The demonstrator developed by Infineon incorporates robust encapsulated integrated capacitive sensors that act as touch detectors and LEDs as display elements. A carpet equipped with these chips and with this electronic architecture could thus be used as a motion or fire detector.
The more densely the sensor elements are arranged, the more precise the results of measurement. At the same time, the integrated LEDs support use of the high-tech carpet as a control system that can be used in public buildings to mark walking routes and control the flow of visitors or to mark escape routes in an emergency.
In order to evaluate the information supplied by the microcontrollers, individually adapted programs can be written.

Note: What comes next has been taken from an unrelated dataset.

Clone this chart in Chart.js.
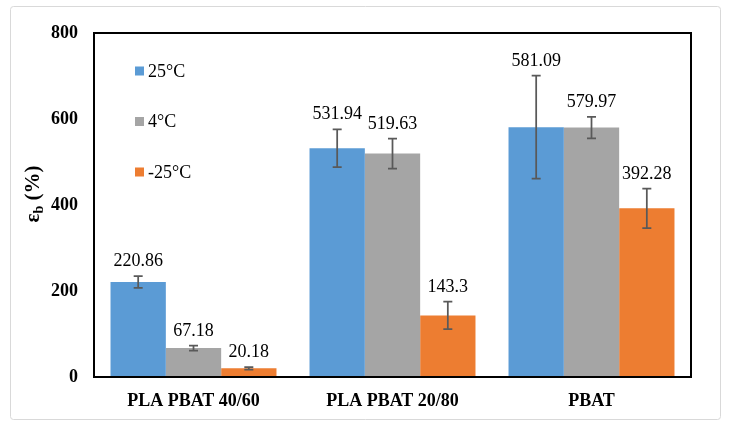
<!DOCTYPE html>
<html>
<head>
<meta charset="utf-8">
<script src="https://cdn.jsdelivr.net/npm/chart.js@4.4.1/dist/chart.umd.min.js"></script>
<style>
  html, body { margin: 0; padding: 0; background: #ffffff; }
  #wrap { width: 732px; height: 429px; position: relative; }
</style>
</head>
<body>
<div id="wrap"><canvas id="c" width="732" height="429"></canvas></div>
<script>
const categories = ["PLA PBAT 40/60", "PLA PBAT 20/80", "PBAT"];
const seriesNames = ["25°C", "4°C", "-25°C"];
const values25 = [220.86, 531.94, 581.09];
const values4 = [67.18, 519.63, 579.97];
const valuesMinus25 = [20.18, 143.3, 392.28];
const errors25 = [13.5, 44, 120];
const errors4 = [6, 35, 25];
const errorsMinus25 = [3, 32, 46];
const yTicks = [0, 200, 400, 600, 800];
const colors = ["#5B9BD5", "#A5A5A5", "#ED7D31"];

const FONT = '"Liberation Serif", "Times New Roman", serif';
const allValues = [values25, values4, valuesMinus25];
const allErrors = [errors25, errors4, errorsMinus25];

const frame = {
  id: 'frame',
  beforeDraw(chart) {
    const ctx = chart.ctx;
    ctx.save();
    ctx.fillStyle = '#ffffff';
    ctx.fillRect(0, 0, chart.width, chart.height);
    ctx.strokeStyle = '#d9d9d9';
    ctx.lineWidth = 1;
    ctx.beginPath();
    if (ctx.roundRect) ctx.roundRect(10.5, 6.5, 710, 413, 3); else ctx.rect(10.5, 6.5, 710, 413);
    ctx.stroke();
    ctx.restore();
  },
  afterDraw(chart) {
    const ctx = chart.ctx;
    const a = chart.chartArea;
    ctx.save();
    ctx.strokeStyle = '#000000';
    ctx.lineWidth = 2;
    ctx.strokeRect(a.left, a.top, a.right - a.left, a.bottom - a.top);

    // Y axis title: ε_b (%)
    ctx.translate(33, 194);
    ctx.rotate(-Math.PI / 2);
    ctx.fillStyle = '#000000';
    ctx.textBaseline = 'alphabetic';
    ctx.textAlign = 'left';
    const big = 'bold 21px ' + FONT;
    const small = 'bold 14px ' + FONT;
    ctx.font = big;
    const w1 = ctx.measureText('ε').width;
    ctx.font = small;
    const w2 = ctx.measureText('b').width;
    ctx.font = big;
    const w3 = ctx.measureText(' (%)').width;
    const total = w1 + w2 + w3;
    let x = -total / 2;
    ctx.font = big;
    ctx.fillText('ε', x, 6);
    x += w1;
    ctx.font = small;
    ctx.fillText('b', x, 10);
    x += w2;
    ctx.font = big;
    ctx.fillText(' (%)', x, 6);
    ctx.restore();

    // Legend
    ctx.save();
    ctx.font = '18px ' + FONT;
    ctx.textBaseline = 'middle';
    ctx.textAlign = 'left';
    const legY = [71, 121.5, 172];
    chart.data.datasets.forEach((ds, i) => {
      ctx.fillStyle = ds.backgroundColor;
      ctx.fillRect(135, legY[i] - 4.5, 9, 9);
      ctx.fillStyle = '#000000';
      ctx.fillText(ds.label, 148, legY[i] + 1);
    });
    ctx.restore();
  },
  afterDatasetsDraw(chart) {
    const ctx = chart.ctx;
    const yScale = chart.scales.y;
    ctx.save();
    chart.data.datasets.forEach((ds, i) => {
      const meta = chart.getDatasetMeta(i);
      meta.data.forEach((bar, j) => {
        const v = ds.data[j];
        const e = allErrors[i][j];
        const yTop = yScale.getPixelForValue(v + e);
        const yBot = yScale.getPixelForValue(v - e);
        const x = bar.x;
        ctx.strokeStyle = '#595959';
        ctx.lineWidth = 1.75;
        ctx.beginPath();
        ctx.moveTo(x, yTop); ctx.lineTo(x, yBot);
        ctx.moveTo(x - 4.5, yTop); ctx.lineTo(x + 4.5, yTop);
        ctx.moveTo(x - 4.5, yBot); ctx.lineTo(x + 4.5, yBot);
        ctx.stroke();
        ctx.fillStyle = '#000000';
        ctx.font = '18px ' + FONT;
        ctx.textAlign = 'center';
        ctx.textBaseline = 'alphabetic';
        ctx.fillText(String(v), x, yTop - 10);
      });
    });
    ctx.restore();
  }
};

new Chart(document.getElementById('c'), {
  type: 'bar',
  data: {
    labels: categories,
    datasets: seriesNames.map((name, i) => ({
      label: name,
      data: allValues[i],
      backgroundColor: colors[i],
      borderWidth: 0,
      categoryPercentage: 0.834,
      barPercentage: 1.0
    }))
  },
  options: {
    responsive: false,
    animation: false,
    devicePixelRatio: 1,
    layout: { padding: { left: 0, top: 33, right: 41, bottom: 0 } },
    plugins: { legend: { display: false }, tooltip: { enabled: false } },
    scales: {
      x: {
        grid: { display: false, drawTicks: false },
        border: { display: false },
        ticks: { color: '#000000', font: { family: FONT, size: 18, weight: 'bold' }, padding: 14, maxRotation: 0 },
        afterFit(scale) { scale.height = 52; }
      },
      y: {
        min: 0, max: 800,
        afterBuildTicks(scale) { scale.ticks = yTicks.map(v => ({ value: v })); },
        grid: { display: false, drawTicks: false },
        border: { display: false },
        ticks: { color: '#000000', font: { family: FONT, size: 18, weight: 'bold' }, padding: 16 },
        afterFit(scale) { scale.width = 94; }
      }
    }
  },
  plugins: [frame]
});
</script>
</body>
</html>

The chips are interconnected by means of extremely fine signal and data conductors that are woven into a braided material that acts as the carrier. This interconnecting woven material can be the base layer or an intermediate layer of a carpet or of any other textile material. Each chip communicates via a self-learning "neural network" with its immediate neighbour and uses a software algorithm to ascertain its own position. If an element within the network is faulty, the chips automatically search for new ways to maintain communication.
Since the coordinates are stored in the chip and the entire carpet network is self-organising, a faulty semiconductor element or a damaged connection does not impair the networks ability to function. The self-organising nature of the material allows it to be cut to size in order to fit a specific area or a desired shape. Once it is cut and installed, the information network is connected via a data interface to existing systems, such as the alarm, air-conditioning or IT system.
Dr Werner Weber, senior director at the Emerging Technologies Lab, reports: "This innovative technology for integrating microelectronics into textile surfaces will be further developed in conjunction with cooperation partners from the textile industry within two years to produce a fully functional and intelligent woven material that could be used to cover a wide area."
Another potential field of application for the new high-tech textiles is the building industry. Here, the sensors could be used as a means of detecting faults in concrete at an early stage. The water and heat-resistant chips could be integrated into columns, floors and walls, where they could collate information about the condition of the building material. Information gathered in this way could then be evaluated by means of a laptop computer connected to an interface of the concrete carrier. This would also allow static investigations to be performed faster and more cost-efficiently.
Application in the field of advertising and information is also conceivable - when integrated into tent roofs or Zeppelin (airship) and balloon covers, the controllable LEDs as well as other display elements could be used to convey advertising messages.
The same research team demonstrated practical integration of electronics into clothing a year ago with "Wearable Electronics".